By Antonio Carluccio and Priscilla Carluccio

Published 1997

  • About
Although fulfilling the same role in northern Europe as bread in southern Europe, the potato has never been part of the staple diet in Italy. Indeed it was only in the middle of the nineteenth century that the potato started to be widely used as a vegetable in Italy. Originally from South America, the potato is mostly cultivated in the Veneto, Puglia, Campania and Calabria, where the soil is particularly well-suited to them.

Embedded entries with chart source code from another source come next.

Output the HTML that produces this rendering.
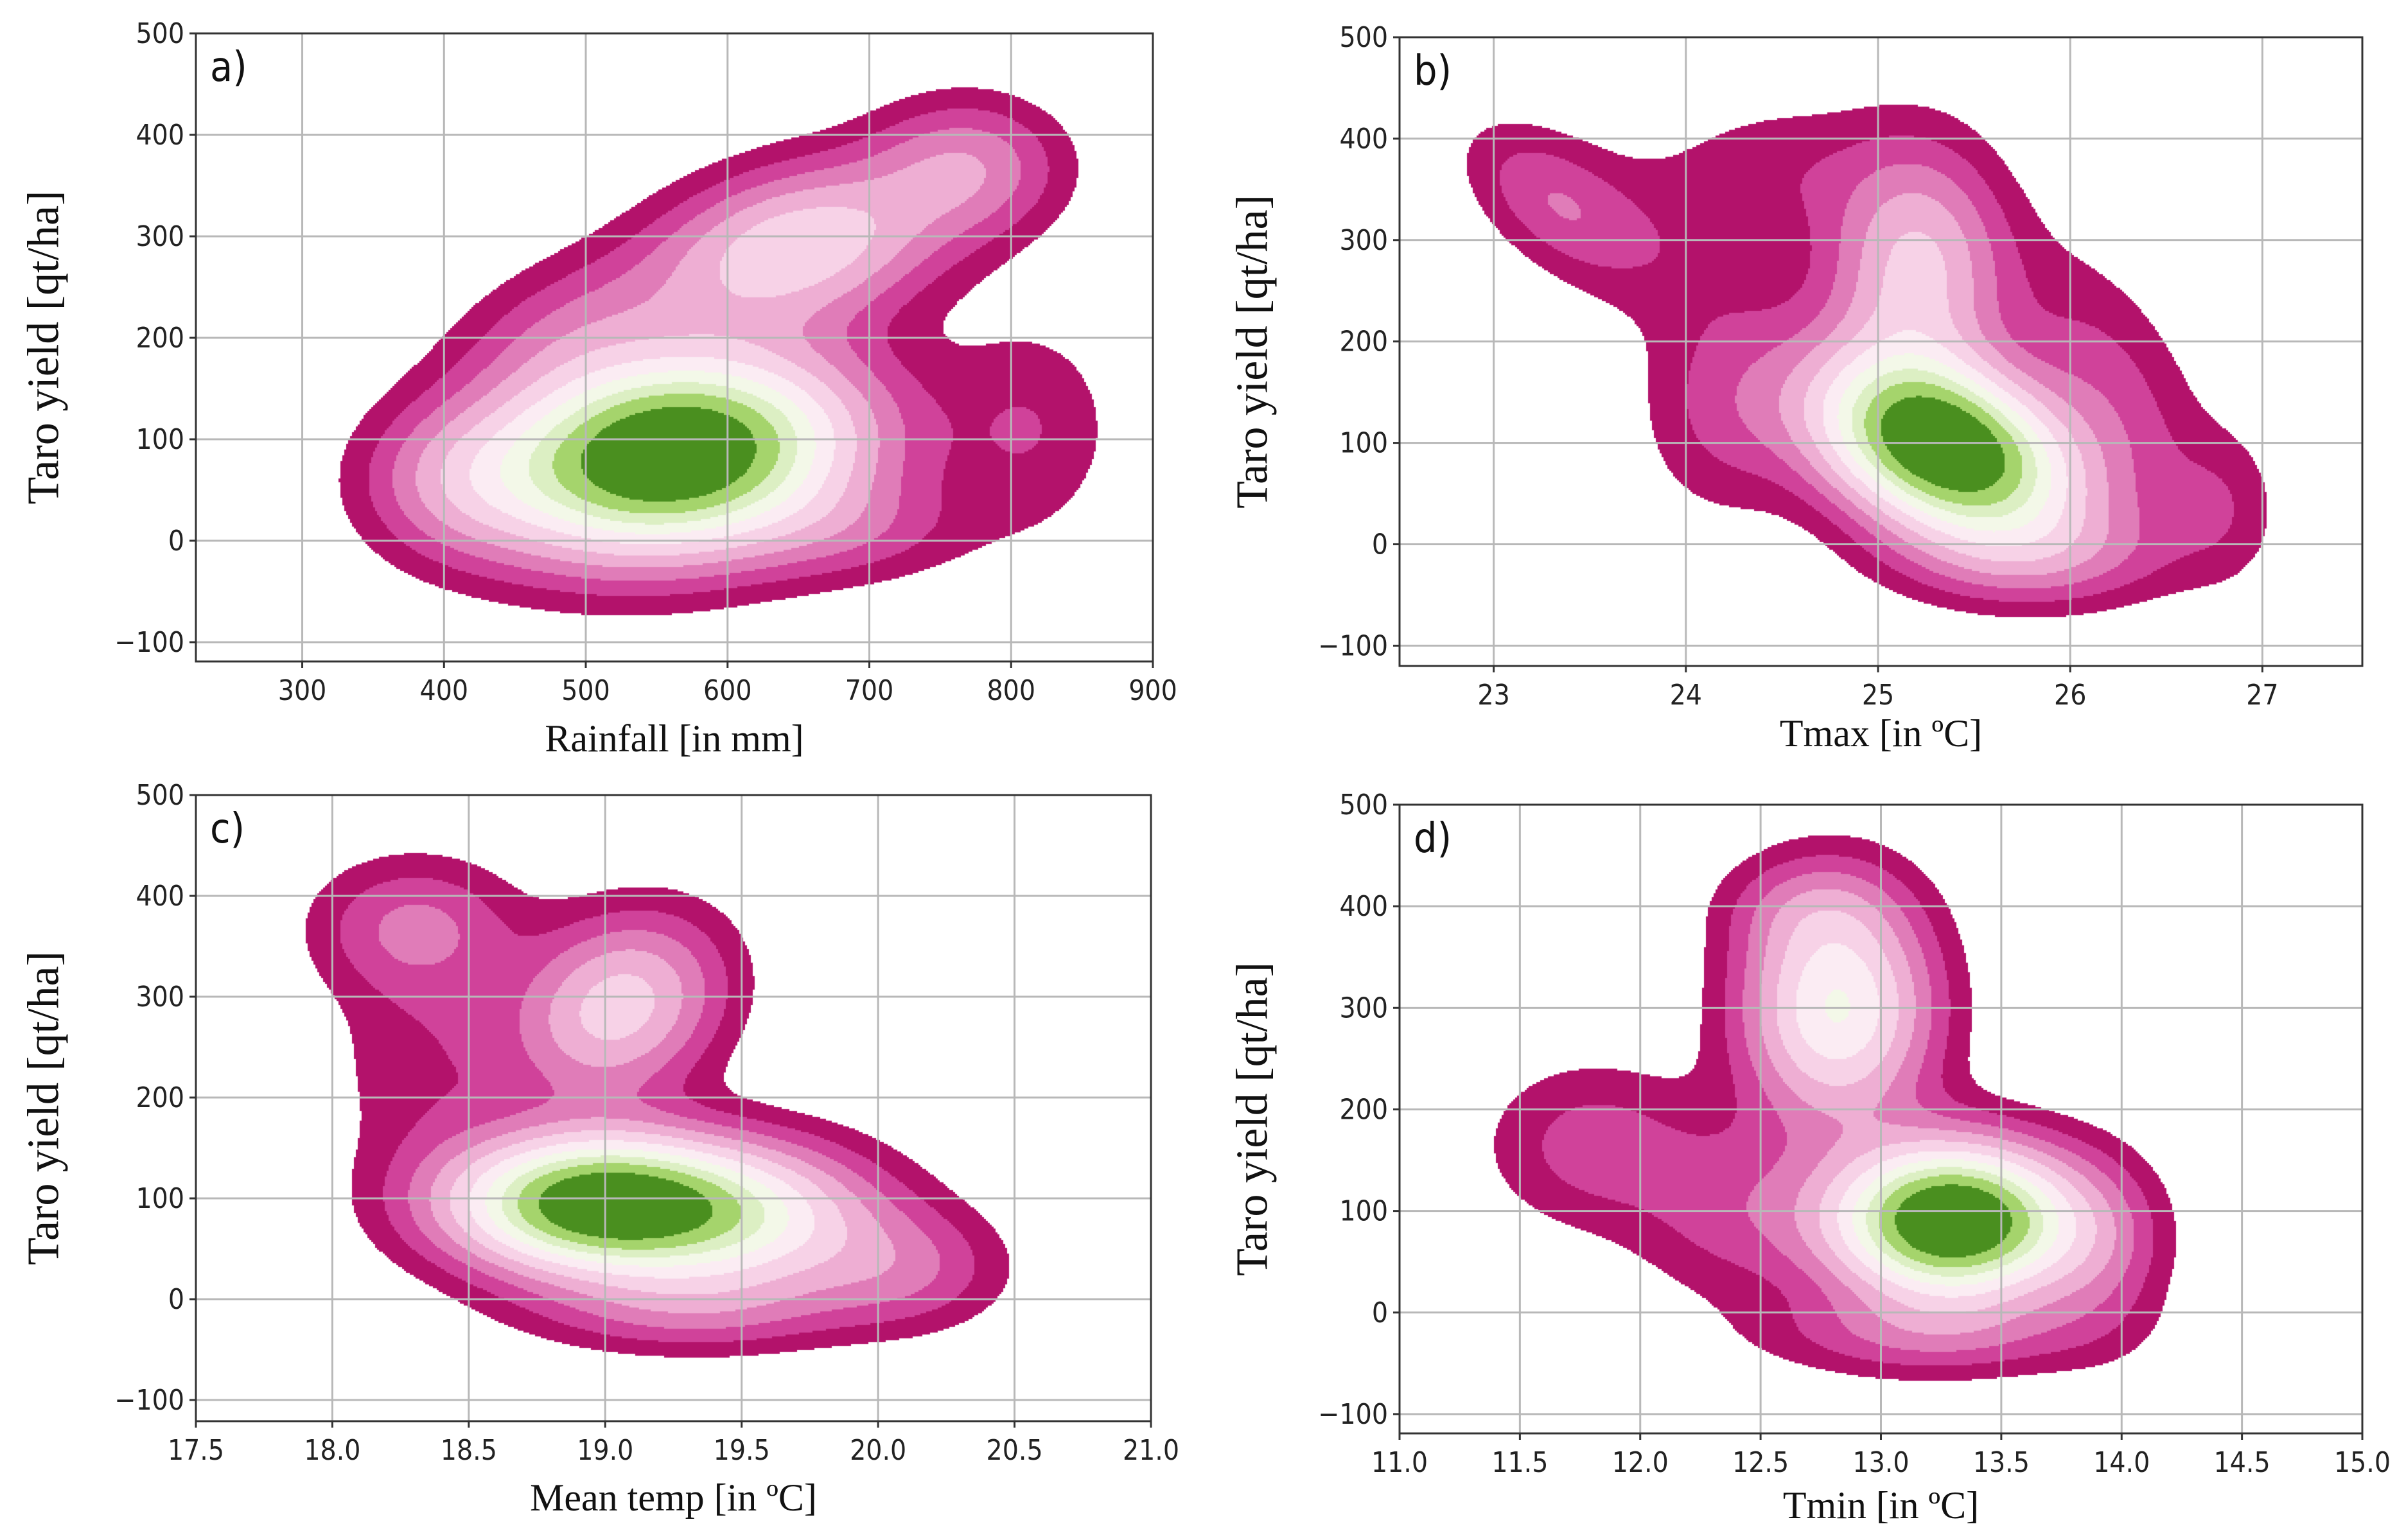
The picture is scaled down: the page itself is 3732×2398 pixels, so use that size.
<!DOCTYPE html>
<html><head><meta charset="utf-8">
<style>
html,body{margin:0;padding:0;background:#fff;}
#root{position:relative;width:3732px;height:2398px;overflow:hidden;background:#fff;}
canvas{position:absolute;}
svg{position:absolute;left:0;top:0;}
</style></head>
<body>
<div id="root">
<canvas id="cva"></canvas>
<canvas id="cvb"></canvas>
<canvas id="cvc"></canvas>
<canvas id="cvd"></canvas>
<svg id="ov" width="3732" height="2398"></svg>
</div>
<script>
// Density components: [xCenter, yCenter, sigmaX, sigmaY, rho, weight]
const compA = [[560,85,85,65,0.15,1.3],[650,290,70,55,0.3,0.5],[815,110,40,70,0,0.12],[770,370,45,45,0,0.25],[410,60,45,50,0,0.2],[490,210,55,50,0.3,0.15],[690,10,60,35,0,0.12]];
const compB = [[25.35,95,0.45,60,-0.35,1.3],[25.2,270,0.3,80,0,0.45],[23.3,340,0.3,50,-0.5,0.18],[23.9,290,0.45,70,-0.4,0.09],[24.5,370,0.4,50,0,0.1],[26.2,160,0.35,90,-0.5,0.15],[24.2,130,0.3,70,0,0.14],[25.8,-10,0.5,35,0,0.2],[26.8,40,0.2,50,0,0.1]];
const compC = [[18.95,95,0.35,45,0,1.2],[19.5,80,0.35,50,0,0.6],[19.05,290,0.25,60,0.2,0.5],[18.3,370,0.25,45,0,0.22],[18.35,240,0.25,90,0,0.12],[20.1,30,0.25,40,0,0.2],[19.3,-10,0.4,30,0,0.2]];
const compD = [[13.3,90,0.33,50,0,1.2],[12.82,300,0.26,75,0,0.6],[11.8,165,0.3,55,0,0.15],[12.7,400,0.25,35,0,0.12],[13.9,60,0.2,60,0,0.15],[13.2,-20,0.45,30,0,0.18],[12.4,100,0.3,60,0,0.14]];
const levels = [0.05,0.1,0.16,0.23,0.31,0.4,0.49,0.58,0.67,0.78];
const bandColors = ['#b3126b','#d0429a','#e07cb8','#eeaed3','#f7d2e7','#fbecf3','#f3f8e8','#dcefc3','#a5d46c','#4a8f1f'];
const yTicks = [-100,0,100,200,300,400,500];
const xTicksA = [300,400,500,600,700,800,900];
const xTicksB = [23,24,25,26,27];
const xTicksC = [17.5,18.0,18.5,19.0,19.5,20.0,20.5,21.0];
const xTicksD = [11.0,11.5,12.0,12.5,13.0,13.5,14.0,14.5,15.0];

const panels = [
 {id:'a',cv:'cva',comp:compA,L:305,R:1795,T:52,B:1030,xd:[225,900],yd:[-119,500],xt:xTicksA,dec:0,xl:'Rainfall [in mm]',xlY:1170,ylX:68},
 {id:'b',cv:'cvb',comp:compB,L:2179,R:3678,T:58,B:1037,xd:[22.51,27.52],yd:[-120,500],xt:xTicksB,dec:0,xl:'Tmax [in \u00BAC]',xlY:1162,ylX:1950},
 {id:'c',cv:'cvc',comp:compC,L:305,R:1792,T:1238,B:2213,xd:[17.5,21.0],yd:[-121,500],xt:xTicksC,dec:1,xl:'Mean temp [in \u00BAC]',xlY:2352,ylX:68},
 {id:'d',cv:'cvd',comp:compD,L:2179,R:3678,T:1253,B:2232,xd:[11.0,15.0],yd:[-119,500],xt:xTicksD,dec:1,xl:'Tmin [in \u00BAC]',xlY:2364,ylX:1950}
];
const NS='http://www.w3.org/2000/svg';
const ov=document.getElementById('ov');
function mk(tag,attrs,parent){const e=document.createElementNS(NS,tag);for(const k in attrs)e.setAttribute(k,attrs[k]);(parent||ov).appendChild(e);return e;}
function hex(c){return [parseInt(c.slice(1,3),16),parseInt(c.slice(3,5),16),parseInt(c.slice(5,7),16)];}
const rgb=bandColors.map(hex);

panels.forEach(p=>{
  const W=p.R-p.L,H=p.B-p.T;
  const sx=v=>p.L+(v-p.xd[0])/(p.xd[1]-p.xd[0])*W;
  const sy=v=>p.B-(v-p.yd[0])/(p.yd[1]-p.yd[0])*H;
  const cv=document.getElementById(p.cv);
  cv.width=W;cv.height=H;cv.style.left=p.L+'px';cv.style.top=p.T+'px';
  const ctx=cv.getContext('2d');
  const step=3,gw=Math.ceil(W/step),gh=Math.ceil(H/step);
  const dens=new Float32Array(gw*gh);let mx=0;
  for(let j=0;j<gh;j++){const yv=p.yd[1]-(j*step+step/2)/H*(p.yd[1]-p.yd[0]);
    for(let i=0;i<gw;i++){const xv=p.xd[0]+(i*step+step/2)/W*(p.xd[1]-p.xd[0]);
      let d=0;for(const c of p.comp){const u=(xv-c[0])/c[2],v=(yv-c[1])/c[3],r=c[4];
        d+=c[5]*Math.exp(-(u*u-2*r*u*v+v*v)/(2*(1-r*r)));}
      dens[j*gw+i]=d;if(d>mx)mx=d;}}
  const img=ctx.createImageData(W,H);
  for(let y=0;y<H;y++){const j=Math.min(gh-1,Math.floor(y/step));
    for(let x=0;x<W;x++){const i=Math.min(gw-1,Math.floor(x/step));
      const f=dens[j*gw+i]/mx;let b=-1;for(let k=0;k<levels.length;k++)if(f>=levels[k])b=k;
      const o=(y*W+x)*4;
      if(b<0){img.data[o]=255;img.data[o+1]=255;img.data[o+2]=255;}
      else{img.data[o]=rgb[b][0];img.data[o+1]=rgb[b][1];img.data[o+2]=rgb[b][2];}
      img.data[o+3]=255;}}
  ctx.putImageData(img,0,0);

  const g=mk('g',{});
  
  
  p.xt.forEach(t=>{const x=sx(t);
    const l=mk('line',{x1:x,x2:x,y1:p.T,y2:p.B,stroke:'#b8b8b8','stroke-width':3},g);
    
    
    const tk=mk('line',{x1:x,x2:x,y1:p.B,y2:p.B+10,stroke:'#333','stroke-width':3},g);
    
    
    const tx=mk('text',{x:x,y:p.B+60,'text-anchor':'middle','font-size':44,fill:'#222','font-family':'"DejaVu Sans Condensed","DejaVu Sans",sans-serif'},g);
    tx.textContent=t.toFixed(p.dec);
    
    
  });
  yTicks.forEach(t=>{const y=sy(t);
    const l=mk('line',{x1:p.L,x2:p.R,y1:y,y2:y,stroke:'#b8b8b8','stroke-width':3},g);
    
    
    const tk=mk('line',{x1:p.L-10,x2:p.L,y1:y,y2:y,stroke:'#333','stroke-width':3},g);
    
    
    const tx=mk('text',{x:p.L-18,y:y+15,'text-anchor':'end','font-size':44,fill:'#222','font-family':'"DejaVu Sans Condensed","DejaVu Sans",sans-serif'},g);
    tx.textContent=t<0?'\u2212'+Math.abs(t):String(t);
    
    
  });
  const fr=mk('rect',{x:p.L,y:p.T,width:W,height:H,fill:'none',stroke:'#333','stroke-width':3},g);
  
  
  const lb=mk('text',{x:p.L+22,y:p.T+74,'font-size':64,fill:'#111','font-family':'"DejaVu Sans Condensed","DejaVu Sans",sans-serif'},g);
  lb.textContent=p.id+')';
  
  
  const xl=mk('text',{x:(p.L+p.R)/2,y:p.xlY,'text-anchor':'middle','font-size':60,fill:'#111','font-family':'"Liberation Serif",serif'},g);
  xl.textContent=p.xl;
  
  
  const cy=(p.T+p.B)/2;
  const yl=mk('text',{x:p.ylX,y:cy,'text-anchor':'middle','font-size':70,fill:'#111','font-family':'"Liberation Serif",serif',transform:'rotate(-90 '+p.ylX+' '+cy+')','dominant-baseline':'central'},g);
  yl.textContent='Taro yield [qt/ha]';
  
  
});
</script>
</body></html>
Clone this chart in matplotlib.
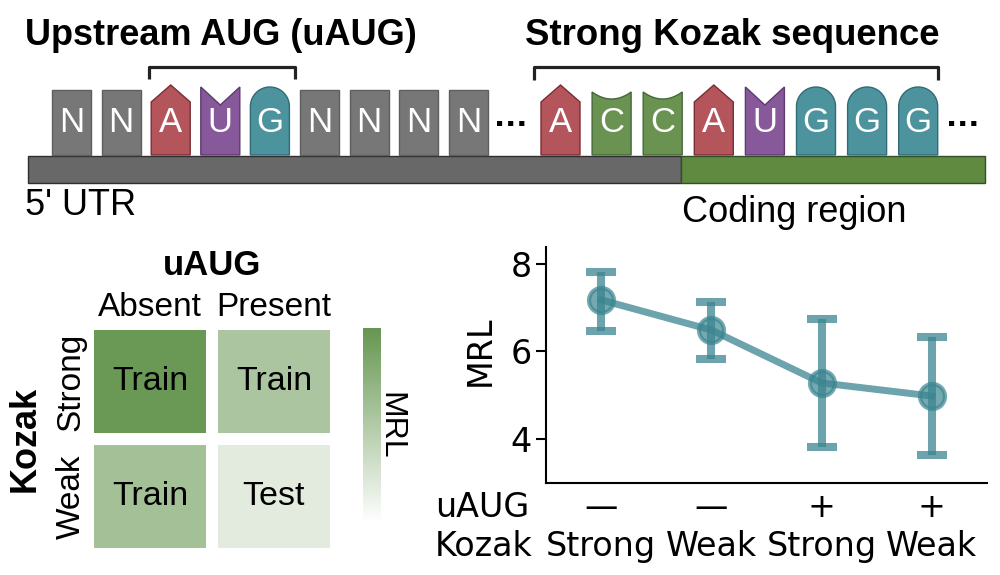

Early potatoes, usually known as patate novelle (new potatoes), are small, firm and waxy and ideal in potato salads, where cooked potatoes are dressed with olive oil, vinegar, spring onions, salt and pepper. Of the many varieties available, the most important are the floury winter potatoes such as Tonda di Napoli and Bianca di Como, the white flesh of which is used to make purées, gnocchi, croquettes and toppings for savoury pies. They can also be baked whole with their skins on, cut into cubes or sliced with onions. They make a useful thickener for soups such as minestrone and a tasty accompaniment to pasta in pasta e patate. Potatoes are probably most popular fried in matchsticks or thin slices called patatine (crisps). Those with a firmer more waxy yellow flesh, such as Primura and Sirtema, are ideal for making chips or sautéed potatoes. There is a potato called the Bintje which has been developed in Holland and can be used for every sort of dish.